Researchers across the globe are working to develop vaccines and cures for COVID-19, a respiratory disease caused by a new strain of the coronavirus. To assist in this effort, the White House and industry and academic partners announced Monday a new data repository offering open access to the nation’s best, cutting-edge research on the coronavirus family and a prize challenge to develop artificial intelligence tools to help.
The COVID-19 Open Research Dataset, or CORD-19, was created through a collaboration between government, industry and academia, including the Allen Institute for AI, the Chan Zuckerberg Initiative, Georgetown University’s Center for Security and Emerging Technology, Microsoft, Google Cloud’s Kaggle platform and the National Institutes of Health’s National Library of Medicine.
With the wealth of information available—some trustworthy, some not—the group moved to ensure the dataset contained “the most extensive machine-readable coronavirus literature collection available,” enabling researchers to cull through more than 29,000 articles using keyword searches.
“Microsoft’s web-scale literature curation tools were used to identify and bring together worldwide scientific efforts and results, CZI provided access to pre-publication content, NLM provided access to literature content, and the Allen AI team transformed the content into machine-readable form, making the corpus ready for analysis and study,” the White House Office of Science and Technology Policy said in a statement Monday.
“Decisive action from America’s science and technology enterprise is critical to prevent, detect, treat, and develop solutions to COVID-19,” U.S. Chief Technology Officer Michael Kratsios said. “We thank each institution for voluntarily lending its expertise and innovation to this collaborative effort, and call on the United States research community to put artificial intelligence technologies to work in answering key scientific questions about the novel coronavirus.”
With the information now available—and being continuously updated—the next step will be for artificial intelligence developers to work on tools to mine key data from the archive and target machine learning algorithms toward answering “high-priority scientific questions related to COVID-19,” according to OSTP.
As those tools are developed, OSTP encouraged AI and machine learning researchers to publish their work through Google Cloud’s Kaggle platform to disseminate the tools and research to other data science teams working throughout the world.
“It’s difficult for people to manually go through more than 20,000 articles and synthesize their findings,” said Anthony Goldbloom, co-founder and CEO at Kaggle. “Recent advances in technology can be helpful here.
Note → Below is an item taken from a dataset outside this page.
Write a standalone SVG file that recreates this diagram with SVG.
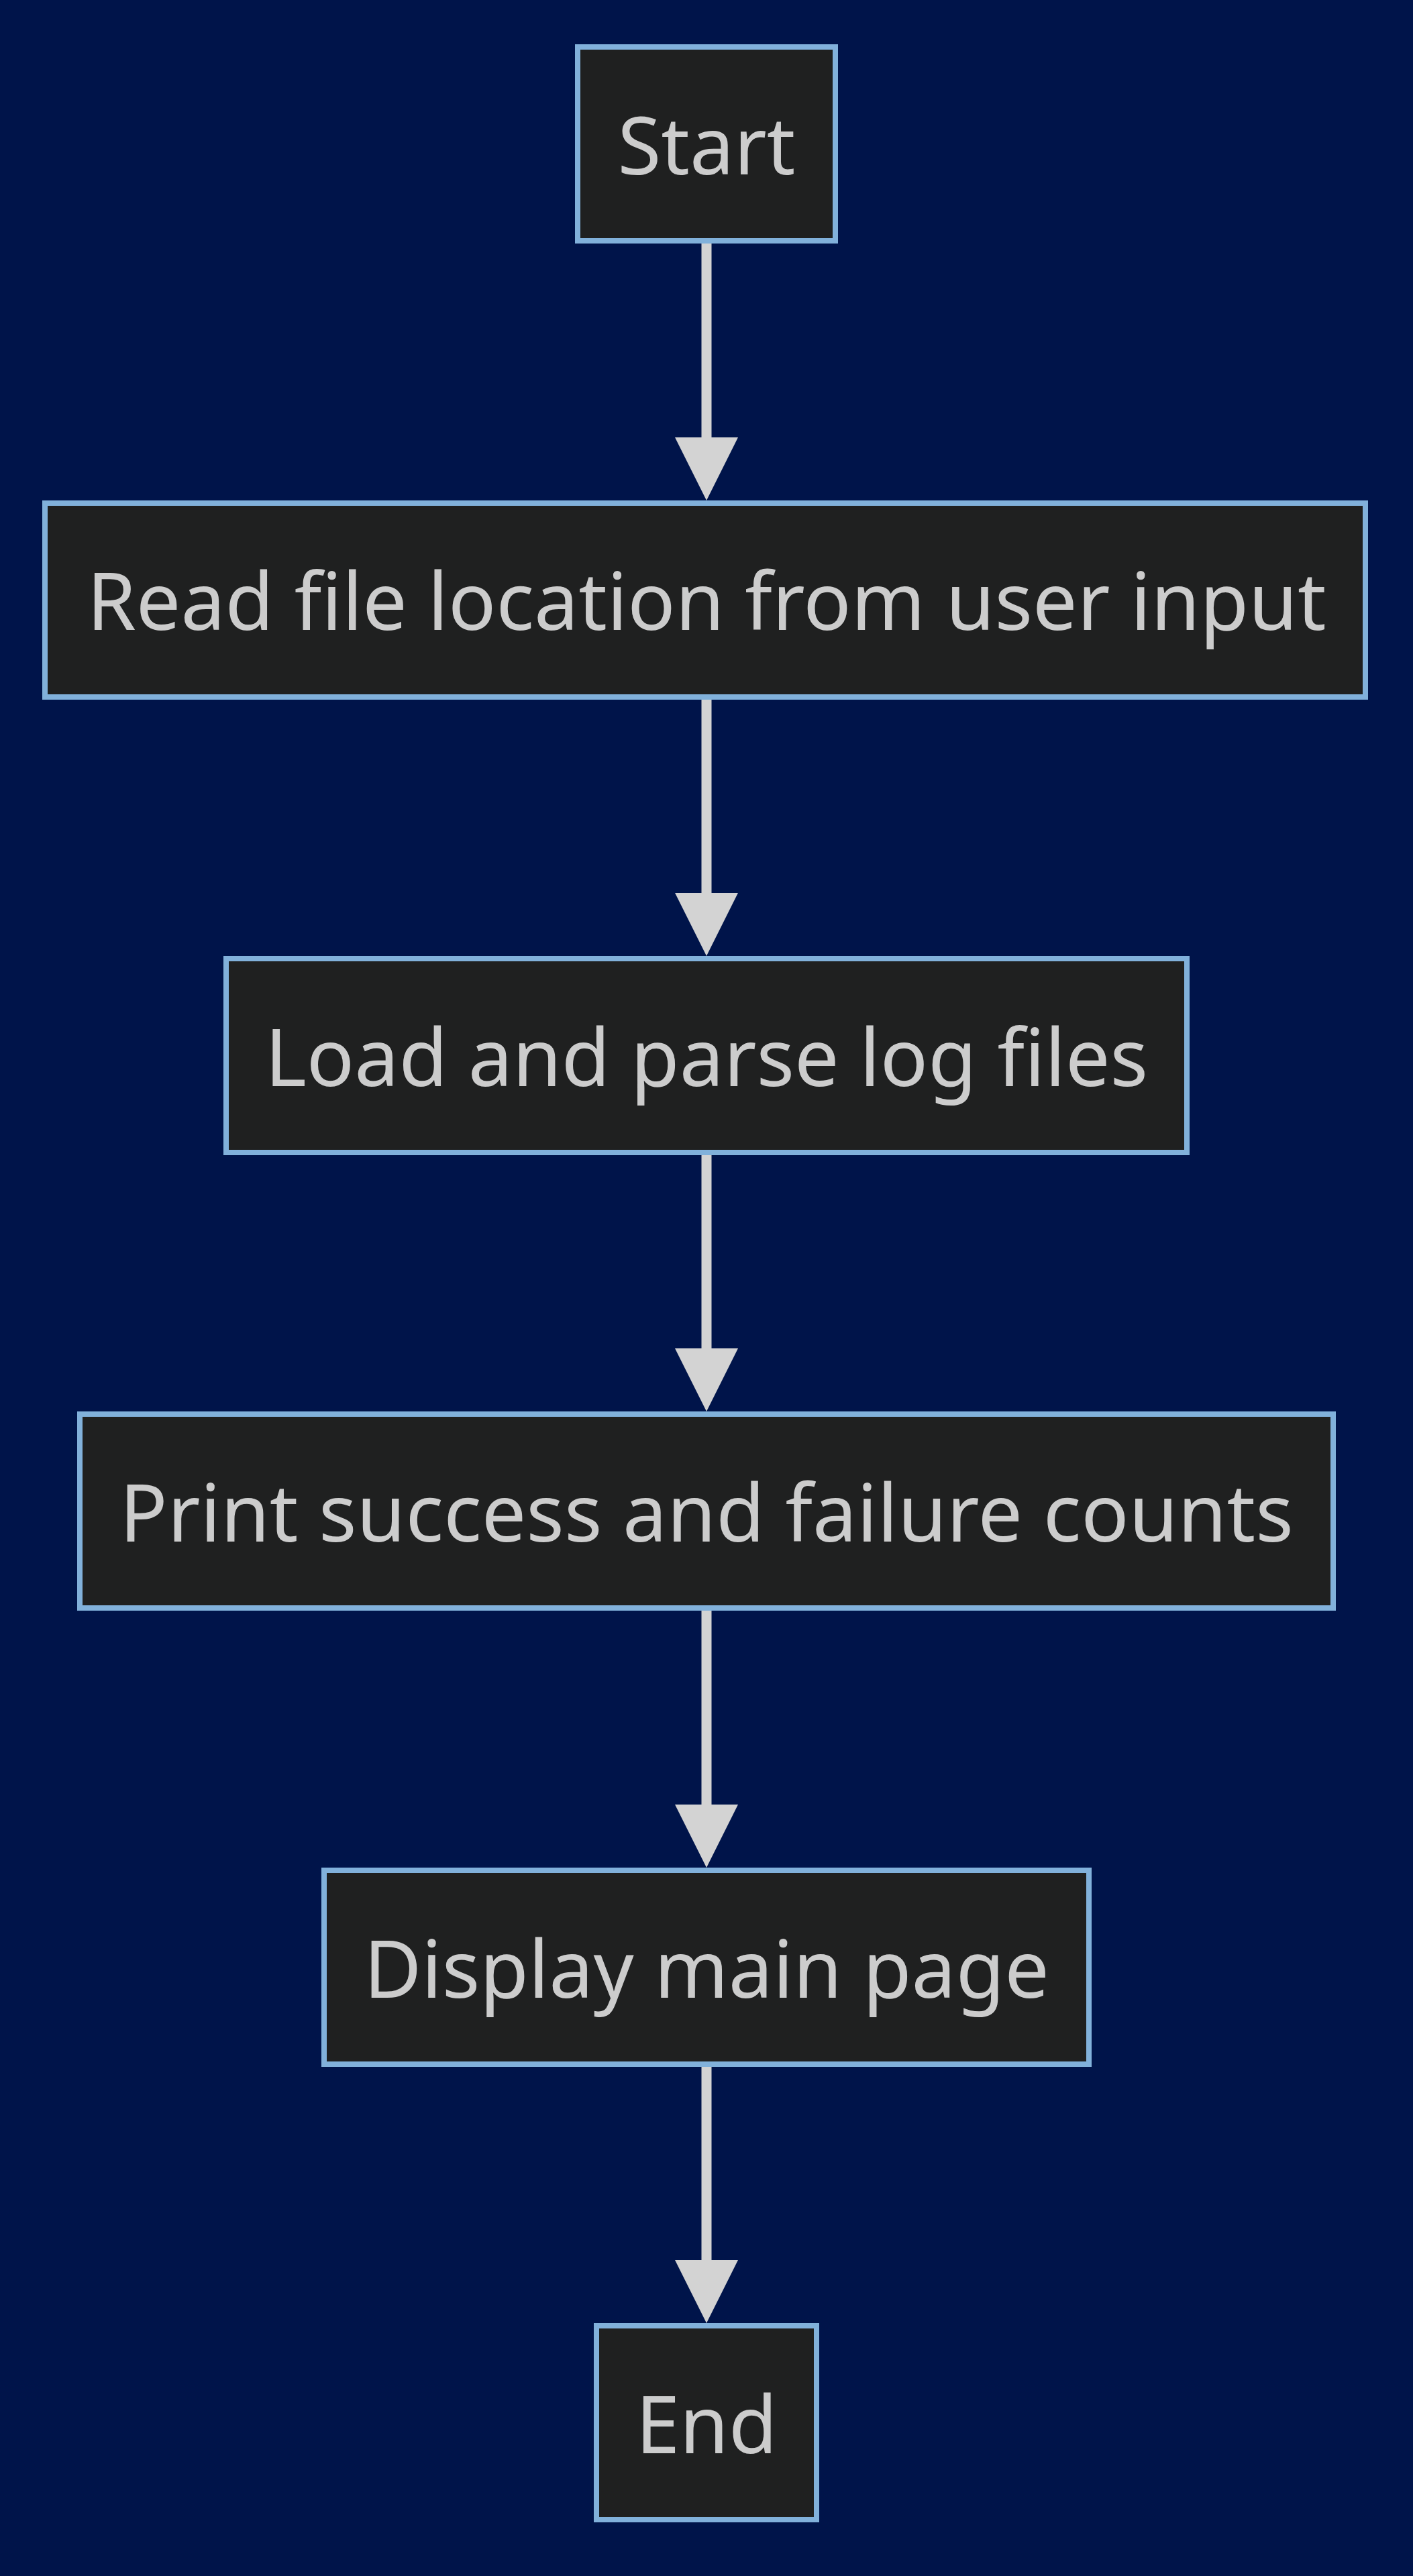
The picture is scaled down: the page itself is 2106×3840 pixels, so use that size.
<svg xmlns="http://www.w3.org/2000/svg" width="2106" height="3840" viewBox="0 0 2106 3840">
<style>
.node rect{fill:#1f2020;stroke:#81b1db;stroke-width:8}
.node text{fill:#cccccc;font-family:"Noto Sans","Open Sans","DejaVu Sans",sans-serif;font-size:118px;text-anchor:middle}
.edge line{stroke:#d3d3d3;stroke-width:15}
.edge polygon{fill:#d3d3d3}
</style>
<rect x="0" y="0" width="2106" height="3840" fill="#00144a"/>
<g id="connectors" class="edge">
<line x1="1053" y1="363" x2="1053" y2="655"/><polygon points="1006,652 1100,652 1053,746"/>
<line x1="1053" y1="1042" x2="1053" y2="1334"/><polygon points="1006,1331 1100,1331 1053,1425"/>
<line x1="1053" y1="1722" x2="1053" y2="2014"/><polygon points="1006,2010 1100,2010 1053,2104"/>
<line x1="1053" y1="2401" x2="1053" y2="2693"/><polygon points="1006,2690 1100,2690 1053,2784"/>
<line x1="1053" y1="3081" x2="1053" y2="3373"/><polygon points="1006,3369 1100,3369 1053,3463"/>
</g>
<g id="start" class="node"><rect x="861" y="70" width="384" height="289"/><text x="1053" y="260">Start</text></g>
<g id="read" class="node"><rect x="67" y="750" width="1968" height="289"/><text x="1053" y="939">Read file location from user input</text></g>
<g id="load" class="node"><rect x="337" y="1429" width="1432" height="289"/><text x="1053" y="1619">Load and parse log files</text></g>
<g id="print" class="node"><rect x="119" y="2108" width="1868" height="289"/><text x="1053" y="2298">Print success and failure counts</text></g>
<g id="display" class="node"><rect x="483" y="2788" width="1140" height="289"/><text x="1053" y="2978">Display main page</text></g>
<g id="end" class="node"><rect x="889" y="3467" width="328" height="289"/><text x="1053" y="3657">End</text></g>
</svg>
We’re putting machine-readable versions of these articles in front of our community of more than 4 million data scientists. Our hope is that AI can be used to help find answers to a key set of questions about COVID-19.”
Kaggle is offering up to $1,000 on each of nine tasks addressing key questions in the response to the outbreak:
- What do we know about virus genetics, origin and evolution?
- What is known about transmission, incubation and environmental stability?
- What has been published about medical care?
- What has been published about information sharing and inter-sectoral collaboration?
- What do we know about COVID-19 risk factors?
- What do we know about vaccines and therapeutics?
- What has been published about ethical and social science considerations?
- What do we know about diagnostics and surveillance?
- What do we know about non-pharmaceutical interventions?
“This valuable new resource is the fruit of unselfish collaboration and now offers the opportunity to find answers to important questions about COVID-19,” said Dr. Dewey Murdick, director of data science at Georgetown University’s Center for Security and Emerging Technology, who coordinated the cross-team effort. “Once the crisis has passed, we hope this project will inspire new ways to use machine learning to advance scientific research.”